─── AVAILABLE DATA

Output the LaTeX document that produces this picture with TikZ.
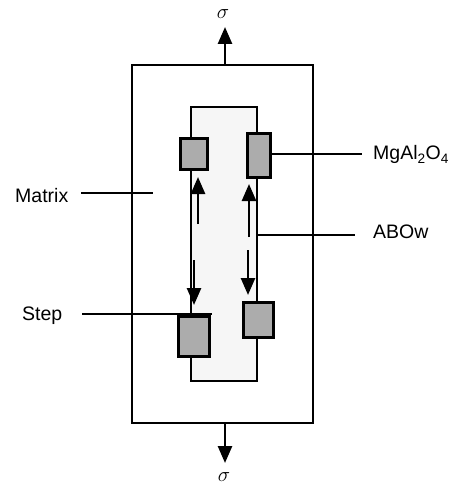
\documentclass[tikz,border=0pt]{standalone}
\usepackage{fontspec}
\setmainfont{Liberation Sans}
\usetikzlibrary{arrows.meta}
\begin{document}
\begin{tikzpicture}[x=1pt,y=-1pt,
  frame/.style={draw,line width=2.4pt,inner sep=0pt},
  grainbox/.style={draw,line width=3pt,fill=gray!65,inner sep=0pt},
  lead/.style={line width=2pt},
  flow/.style={line width=2.6pt,-{Triangle[width=14pt,length=17pt]}},
  lbl/.style={font=\fontsize{19.5}{22}\selectfont,inner sep=0pt},
  sig/.style={font=\fontsize{21}{22}\selectfont,inner sep=0pt}]
\useasboundingbox (0,0) rectangle (463,489);
% matrix and grain
\node[frame,minimum width=181pt,minimum height=358pt] (outer) at (222.5,244) {};
\node[frame,fill=gray!7,minimum width=66pt,minimum height=274pt] (grain) at (224,244) {};
% spinel particles
\node[grainbox,minimum width=27pt,minimum height=30pt] (tl) at (193.5,154) {};
\node[grainbox,minimum width=23pt,minimum height=43pt] (tr) at (258.5,155.5) {};
\node[grainbox,minimum width=31pt,minimum height=40pt] (bl) at (193.5,336) {};
\node[grainbox,minimum width=30pt,minimum height=35pt] (br) at (258,319.5) {};
% stress arrows
\coordinate (topbase) at (225,65);
\coordinate (toptip) at (225,27);
\coordinate (botbase) at (225,423);
\coordinate (bottip) at (225,463);
\draw[flow] (topbase) -- (toptip);
\draw[flow] (botbase) -- (bottip);
\node[sig] (sigtop) at (223,14) {$\sigma$};
\node[sig] (sigbot) at (224,477) {$\sigma$};
% migration arrows
\coordinate (lua) at (198,224); \coordinate (lub) at (198,177);
\coordinate (lda) at (194,260); \coordinate (ldb) at (194,305);
\coordinate (rua) at (249,237); \coordinate (rub) at (249,184);
\coordinate (rda) at (248,250); \coordinate (rdb) at (248,295);
\draw[flow] (lua) -- (lub);
\draw[flow] (lda) -- (ldb);
\draw[flow] (rua) -- (rub);
\draw[flow] (rda) -- (rdb);
% labels
\node[lbl,anchor=base west] (matrixlbl) at (15,202) {Matrix};
\node[lbl,anchor=base west] (mgal) at (373,160) {MgAl\textsubscript{2}O\textsubscript{4}};
\node[lbl,anchor=base west] (abow) at (373,238) {ABOw};
\node[lbl,anchor=base west] (steplbl) at (22,320) {Step};
% leader lines
\coordinate (ms) at (81,193); \coordinate (me) at (153,193);
\draw[lead] (ms) -- (me);
\coordinate (mge) at (362,154);
\draw[lead] (tr.east |- mge) -- (mge);
\coordinate (abe) at (355,235);
\draw[lead] (grain.east |- abe) -- (abe);
\coordinate (ss) at (82,314); \coordinate (se) at (212,314);
\draw[lead] (ss) -- (se);
\end{tikzpicture}
\end{document}
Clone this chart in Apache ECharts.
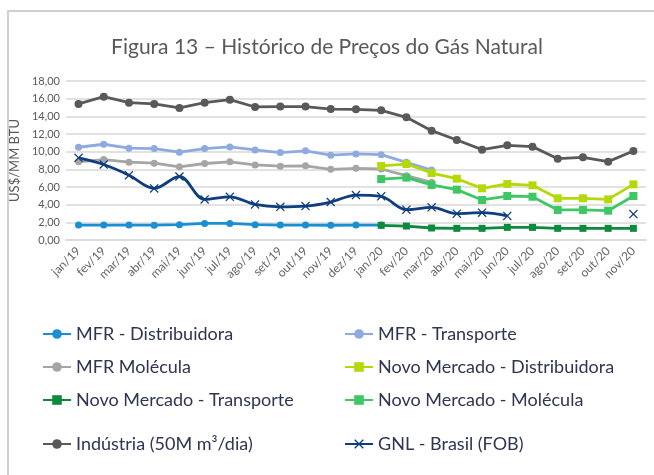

──────

Leave out the pictures and print each record exactly as it stands.

### FULL SOLUTION
Output the LaTeX document that produces this picture with TikZ.
\documentclass[tikz,border=0pt]{standalone}
\usepackage{fontspec}
\setmainfont{Liberation Sans}
\usetikzlibrary{arrows.meta}
\begin{document}
\begin{tikzpicture}[x=1pt,y=-1pt,
  frame/.style={draw,line width=2.4pt,inner sep=0pt},
  grainbox/.style={draw,line width=3pt,fill=gray!65,inner sep=0pt},
  lead/.style={line width=2pt},
  flow/.style={line width=2.6pt,-{Triangle[width=14pt,length=17pt]}},
  lbl/.style={font=\fontsize{19.5}{22}\selectfont,inner sep=0pt},
  sig/.style={font=\fontsize{21}{22}\selectfont,inner sep=0pt}]
\useasboundingbox (0,0) rectangle (463,489);
% matrix and grain
\node[frame,minimum width=181pt,minimum height=358pt] (outer) at (222.5,244) {};
\node[frame,fill=gray!7,minimum width=66pt,minimum height=274pt] (grain) at (224,244) {};
% spinel particles
\node[grainbox,minimum width=27pt,minimum height=30pt] (tl) at (193.5,154) {};
\node[grainbox,minimum width=23pt,minimum height=43pt] (tr) at (258.5,155.5) {};
\node[grainbox,minimum width=31pt,minimum height=40pt] (bl) at (193.5,336) {};
\node[grainbox,minimum width=30pt,minimum height=35pt] (br) at (258,319.5) {};
% stress arrows
\coordinate (topbase) at (225,65);
\coordinate (toptip) at (225,27);
\coordinate (botbase) at (225,423);
\coordinate (bottip) at (225,463);
\draw[flow] (topbase) -- (toptip);
\draw[flow] (botbase) -- (bottip);
\node[sig] (sigtop) at (223,14) {$\sigma$};
\node[sig] (sigbot) at (224,477) {$\sigma$};
% migration arrows
\coordinate (lua) at (198,224); \coordinate (lub) at (198,177);
\coordinate (lda) at (194,260); \coordinate (ldb) at (194,305);
\coordinate (rua) at (249,237); \coordinate (rub) at (249,184);
\coordinate (rda) at (248,250); \coordinate (rdb) at (248,295);
\draw[flow] (lua) -- (lub);
\draw[flow] (lda) -- (ldb);
\draw[flow] (rua) -- (rub);
\draw[flow] (rda) -- (rdb);
% labels
\node[lbl,anchor=base west] (matrixlbl) at (15,202) {Matrix};
\node[lbl,anchor=base west] (mgal) at (373,160) {MgAl\textsubscript{2}O\textsubscript{4}};
\node[lbl,anchor=base west] (abow) at (373,238) {ABOw};
\node[lbl,anchor=base west] (steplbl) at (22,320) {Step};
% leader lines
\coordinate (ms) at (81,193); \coordinate (me) at (153,193);
\draw[lead] (ms) -- (me);
\coordinate (mge) at (362,154);
\draw[lead] (tr.east |- mge) -- (mge);
\coordinate (abe) at (355,235);
\draw[lead] (grain.east |- abe) -- (abe);
\coordinate (ss) at (82,314); \coordinate (se) at (212,314);
\draw[lead] (ss) -- (se);
\end{tikzpicture}
\end{document}
Clone this chart in Apache ECharts.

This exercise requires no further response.